▸ **Requirement**: In the lines below, output everything from the first line through the line containing "Chart.register(...registerables);" exactly as it is. Pictures are not part of the output.
***** Dataset extract
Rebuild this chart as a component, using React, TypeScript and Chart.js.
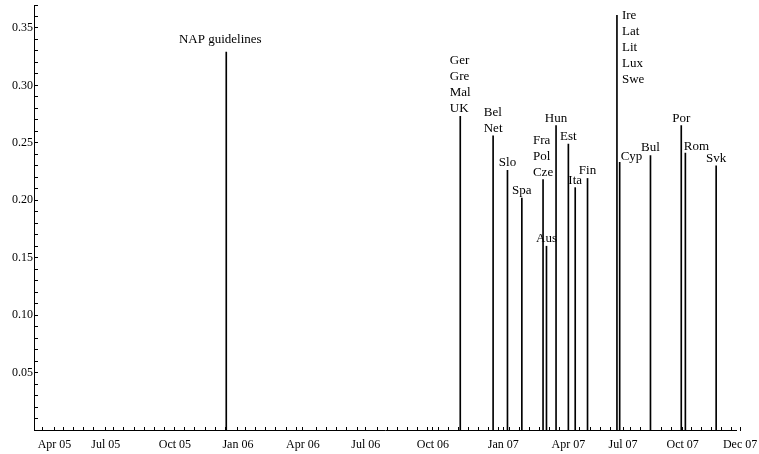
import React, { useEffect, useRef } from 'react';
import { Chart, registerables } from 'chart.js';

Chart.register(...registerables);

// ---- data ----
const EVENT_LABELS: string[][] = [
  ['NAP guidelines'],
  ['Ger', 'Gre', 'Mal', 'UK'],
  ['Bel', 'Net'],
  ['Slo'],
  ['Spa'],
  ['Fra', 'Pol', 'Cze'],
  ['Aus'],
  ['Hun'],
  ['Est'],
  ['Ita'],
  ['Fin'],
  ['Ire', 'Lat', 'Lit', 'Lux', 'Swe'],
  ['Cyp'],
  ['Bul'],
  ['Por'],
  ['Rom'],
  ['Svk'],
];
const EVENT_DATES: string[] = [
  '2005-12-22', '2006-11-29', '2007-01-16', '2007-02-06', '2007-02-27',
  '2007-03-30', '2007-04-04', '2007-04-18', '2007-05-06', '2007-05-16',
  '2007-06-03', '2007-07-16', '2007-07-20', '2007-09-03', '2007-10-18',
  '2007-10-24', '2007-12-08',
];
const EVENT_VALUES: number[] = [
  0.329, 0.273, 0.256, 0.226, 0.202,
  0.218, 0.160, 0.265, 0.249, 0.211,
  0.219, 0.361, 0.233, 0.239, 0.265,
  0.241, 0.230,
];
const X_TICK_LABELS: string[] = [
  'Apr 05', 'Jul 05', 'Oct 05', 'Jan 06', 'Apr 06', 'Jul 06',
  'Oct 06', 'Jan 07', 'Apr 07', 'Jul 07', 'Oct 07', 'Dec 07',
];
const X_TICK_DATES: string[] = [
  '2005-04-15', '2005-06-29', '2005-10-08', '2006-01-08', '2006-04-13', '2006-07-14',
  '2006-10-20', '2007-01-31', '2007-05-06', '2007-07-25', '2007-10-20', '2008-01-12',
];
const X_MIN_DATE = '2005-03-16';
const X_MAX_DATE = '2008-01-06';
const X_MINOR_START_DATE = '2005-03-29';
const X_MINOR_STEP_DAYS = 14.81;
const Y_MIN = 0;
const Y_MAX = 0.37;
const Y_MINOR_STEP = 0.01;
const Y_LABEL_VALUES: number[] = [0.05, 0.1, 0.15, 0.2, 0.25, 0.3, 0.35];

// ---- helpers ----
const EPOCH = Date.parse('2005-01-01T00:00:00Z');
const toDay = (iso: string) => (Date.parse(iso + 'T00:00:00Z') - EPOCH) / 86400000;

const FONT_FAMILY = '"Liberation Serif", "Times New Roman", serif';
const LINE_H = 16;

type Placement = { mode: 'above' | 'aboveRight' | 'besideTop'; dx: number; gap: number };
const DEFAULT_PLACEMENT: Placement = { mode: 'above', dx: 0, gap: 4 };
const PLACEMENT: Record<string, Placement> = {
  'NAP guidelines': { mode: 'above', dx: -6, gap: 9 },
  Ire: { mode: 'besideTop', dx: 5, gap: 4 },
  Cyp: { mode: 'aboveRight', dx: 1, gap: 2 },
  Rom: { mode: 'aboveRight', dx: -1.5, gap: 3 },
};

const labelPlugin = {
  id: 'eventLabels',
  afterDatasetsDraw(chart: any) {
    const meta = chart.getDatasetMeta(0);
    const ctx: CanvasRenderingContext2D = chart.ctx;
    ctx.save();
    ctx.font = `13px ${FONT_FAMILY}`;
    ctx.fillStyle = '#000';
    ctx.textBaseline = 'alphabetic';
    ctx.textAlign = 'left';
    meta.data.forEach((el: any, i: number) => {
      const lines = EVENT_LABELS[i];
      const p = PLACEMENT[lines[0]] ?? DEFAULT_PLACEMENT;
      const w = Math.max(...lines.map((l) => ctx.measureText(l).width));
      const top = el.y;
      if (p.mode === 'above') {
        const left = el.x - w / 2 + p.dx;
        lines.forEach((l, j) => {
          ctx.fillText(l, left, top - p.gap - (lines.length - 1 - j) * LINE_H);
        });
      } else if (p.mode === 'aboveRight') {
        const left = el.x + p.dx;
        lines.forEach((l, j) => {
          ctx.fillText(l, left, top - p.gap - (lines.length - 1 - j) * LINE_H);
        });
      } else {
        const left = el.x + p.dx;
        lines.forEach((l, j) => {
          ctx.fillText(l, left, top + p.gap + j * LINE_H);
        });
      }
    });
    ctx.restore();
  },
};

export default function App() {
  const canvasRef = useRef<HTMLCanvasElement | null>(null);

  useEffect(() => {
    if (!canvasRef.current) return;
    const xMin = toDay(X_MIN_DATE);
    const xMax = toDay(X_MAX_DATE);
    const labelDays = X_TICK_DATES.map(toDay);
    const labelMap = new Map<number, string>();
    labelDays.forEach((d, i) => labelMap.set(Math.round(d * 1000), X_TICK_LABELS[i]));

    const xTicks: number[] = [...labelDays];
    for (let d = toDay(X_MINOR_START_DATE); d <= xMax; d += X_MINOR_STEP_DAYS) {
      if (labelDays.every((ld) => Math.abs(ld - d) > 6)) xTicks.push(d);
    }
    xTicks.sort((a, b) => a - b);

    const yTicks: number[] = [];
    for (let k = 1; k * Y_MINOR_STEP <= Y_MAX + 1e-9; k++) yTicks.push(+(k * Y_MINOR_STEP).toFixed(2));

    const chart = new Chart(canvasRef.current, {
      type: 'bar',
      data: {
        datasets: [
          {
            data: EVENT_DATES.map((d, i) => ({ x: toDay(d), y: EVENT_VALUES[i] })),
            backgroundColor: '#000',
            borderWidth: 0,
            barThickness: 1,
          } as any,
        ],
      },
      options: {
        animation: false,
        responsive: false,
        devicePixelRatio: 1,
        layout: { padding: { top: 5, right: 23, bottom: 0, left: 0 } },
        plugins: { legend: { display: false }, tooltip: { enabled: false } },
        scales: {
          x: {
            type: 'linear',
            min: xMin,
            max: xMax,
            offset: false,
            border: { display: true, color: '#000', width: 1 },
            grid: {
              display: true,
              drawOnChartArea: false,
              drawTicks: true,
              tickLength: -3,
              color: '#000',
              offset: false,
            },
            ticks: {
              autoSkip: false,
              maxRotation: 0,
              minRotation: 0,
              padding: 11,
              color: '#000',
              font: { family: FONT_FAMILY, size: 12 },
              callback: (v: any) => labelMap.get(Math.round(Number(v) * 1000)) ?? '',
            },
            afterBuildTicks: (scale: any) => {
              scale.ticks = xTicks.map((v) => ({ value: v }));
            },
            afterFit: (scale: any) => {
              scale.height = 24;
              scale.paddingLeft = 0;
              scale.paddingRight = 0;
            },
          },
          y: {
            type: 'linear',
            min: Y_MIN,
            max: Y_MAX,
            border: { display: true, color: '#000', width: 1 },
            grid: {
              display: true,
              drawOnChartArea: false,
              drawTicks: true,
              tickLength: -4,
              color: '#000',
            },
            ticks: {
              autoSkip: false,
              padding: 5,
              color: '#000',
              font: { family: FONT_FAMILY, size: 12 },
              callback: (v: any) => {
                const n = Number(v);
                return Y_LABEL_VALUES.some((y) => Math.abs(y - n) < 1e-6) ? n.toFixed(2) : '';
              },
            },
            afterBuildTicks: (scale: any) => {
              scale.ticks = yTicks.map((v) => ({ value: v }));
            },
            afterFit: (scale: any) => {
              scale.width = 34;
              scale.paddingTop = 0;
              scale.paddingBottom = 0;
            },
          },
        },
      } as any,
      plugins: [labelPlugin],
    });
    return () => chart.destroy();
  }, []);

  return (
    <div style={{ position: 'fixed', left: 0, top: 0, width: 759, height: 454, background: '#fff', overflow: 'hidden' }}>
      <canvas ref={canvasRef} width={759} height={454} style={{ display: 'block' }} />
    </div>
  );
}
**********
▸ **Output of the task**:
Rebuild this chart as a component, using React, TypeScript and Chart.js.
import React, { useEffect, useRef } from 'react';
import { Chart, registerables } from 'chart.js';

Chart.register(...registerables);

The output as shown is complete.